9 And the chief butler told his dream to Joseph, and said to him, In my dream, behold, a vine was before me; 10 And in the vine were three branches: and it was as though it budded, and her blossoms shot forth; and the clusters thereof brought forth ripe grapes: 11 And Pharaoh’s cup was in my hand: and I took the grapes, and pressed them into Pharaoh’s cup, and I gave the cup into Pharaoh’s hand. 12 And Joseph said unto him, This is the interpretation of it: The three branches are three days: 13 Yet within three days shall Pharaoh lift up thine head, and restore thee unto thy place: and thou shalt deliver Pharaoh’s cup into his hand, after the former manner when thou wast his butler.
There are all manner of positive signifiers in the chief butler’s dream. For starters there is new life: a budding vine with blossoms growing, and clusters that bring forth good grapes. There is no mention of death or decay, and no ominous sigil. Then there is the other good sign of turning the grapes into wine, and giving that wine to Pharaoh. This clearly represents him being returned to a position of trust with his former master. For if a ruler will receive a drink of another man, that means he trusts that other man to have not poisoned it!

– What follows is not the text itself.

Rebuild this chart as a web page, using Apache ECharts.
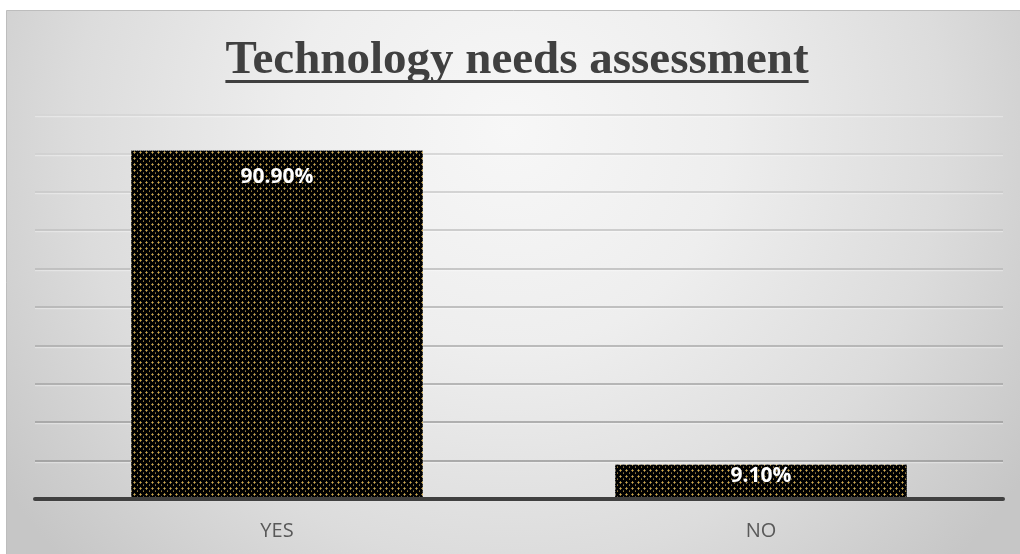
<!DOCTYPE html>
<html>
<head>
<meta charset="utf-8">
<script src="https://cdn.jsdelivr.net/npm/echarts@6/dist/echarts.min.js"></script>
<style>
  html, body { margin: 0; padding: 0; background: #ffffff; }
  #chart { width: 1020px; height: 554px; }
</style>
</head>
<body>
<div id="chart"></div>
<script>
// Survey answers and their shares (percent)
const categories = ['YES', 'NO'];
const shares = [90.9, 9.1];
const chartTitle = 'Technology needs assessment';
const yMax = 100;
const yStep = 10;

// Dotted fill used for the bars: black ground with small gold / tan crosses
function makeDotPattern() {
  const c = document.createElement('canvas');
  c.width = 6; c.height = 6;
  const g = c.getContext('2d');
  g.fillStyle = '#000000';
  g.fillRect(0, 0, 6, 6);
  const px = (x, y, col) => { g.fillStyle = col; g.fillRect(x, y, 1, 1); };
  px(2, 2, '#e0a838');
  px(1, 2, '#7a6e48');
  px(3, 2, '#7a6e48');
  px(2, 1, '#8c7a44');
  px(2, 3, '#8c7a44');
  px(5, 5, '#9a7a30');
  px(5, 4, '#5e5640');
  return c;
}

// Grid lines fade from darker near the baseline to faint at the top
const gridColors = ['#939393', '#979797', '#9d9d9d', '#a4a4a4', '#aaaaaa',
  '#b1b1b1', '#b8b8b8', '#c0c0c0', '#c8c8c8', '#cfcfcf', '#d5d5d5'];

const chart = echarts.init(document.getElementById('chart'), null, { renderer: 'canvas' });

// Width of the title so the underline can follow it
const titleFont = 'bold 47px "Liberation Serif", "Times New Roman", serif';
const meas = document.createElement('canvas').getContext('2d');
meas.font = titleFont;
const titleW = meas.measureText(chartTitle).width;
const titleCx = 517;

const pattern = makeDotPattern();

chart.setOption({
  animation: false,
  graphic: [
    {
      type: 'rect',
      z: -10,
      shape: { x: 6.5, y: 10.5, width: 1100, height: 600 },
      style: {
        fill: new echarts.graphic.RadialGradient(510, 130, 620, [
          { offset: 0, color: '#f7f7f7' },
          { offset: 0.35, color: '#eeeeee' },
          { offset: 0.7, color: '#dcdcdc' },
          { offset: 1, color: '#c6c6c6' }
        ], true),
        stroke: '#bdbdbd',
        lineWidth: 1
      },
      silent: true
    },
    {
      type: 'text',
      z: 10,
      x: titleCx,
      y: 61,
      style: {
        text: chartTitle,
        font: titleFont,
        fill: '#404040',
        align: 'center',
        verticalAlign: 'middle'
      },
      silent: true
    },
    {
      type: 'rect',
      z: 10,
      shape: { x: titleCx - titleW / 2, y: 80, width: titleW, height: 3 },
      style: { fill: '#404040' },
      silent: true
    }
  ],
  grid: { left: 35, right: 17, top: 115, bottom: 55 },
  xAxis: {
    type: 'category',
    data: categories,
    axisLine: { show: true, lineStyle: { color: '#404040', width: 4 } },
    axisTick: { show: false },
    axisLabel: {
      color: '#595959',
      fontSize: 20,
      fontFamily: '"Open Sans", sans-serif',
      margin: 22
    },
    z: 5
  },
  yAxis: {
    type: 'value',
    min: 0,
    max: yMax,
    interval: yStep,
    axisLine: { show: false },
    axisTick: { show: false },
    axisLabel: { show: false },
    splitLine: {
      show: true,
      lineStyle: {
        color: gridColors,
        width: 1.5,
        shadowColor: 'rgba(255,255,255,0.35)',
        shadowOffsetY: 1.5
      }
    }
  },
  series: [{
    type: 'bar',
    barWidth: '60.5%',
    data: shares.map((v, i) => ({
      value: v,
      label: { distance: i === 0 ? 17 : 1 }
    })),
    itemStyle: {
      color: { image: pattern, repeat: 'repeat' },
      borderColor: 'rgba(255,255,255,0.5)',
      borderWidth: 1,
      borderType: 'dotted'
    },
    label: {
      show: true,
      position: 'insideTop',
      formatter: p => p.value.toFixed(2) + '%',
      color: '#ffffff',
      fontSize: 21,
      fontWeight: 'bold',
      fontFamily: '"Open Sans", sans-serif',
      textShadowColor: 'rgba(0,0,0,0.6)',
      textShadowBlur: 2,
      textShadowOffsetY: 1
    }
  }]
});
</script>
</body>
</html>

And so, frankly, the interpretation of this dream seems fairly obvious. As we will see, though, this is the first in a procession of three dreams brought to Joseph, and each is more inscrutable than the last. One might accuse Joseph of simply making the obvious connection in this dream, but the interpretation he is about to give to the baker and afterwards to the Pharaoh will be far more impressive.
In any case, Joseph does not only give the basic interpretation to the butler, but he also even elaborates on the finer details, such as how the three branches represent three days’ time before Pharaoh will elevate the man. That is a boldly specific declaration, but as we will see, he is exactly right in it.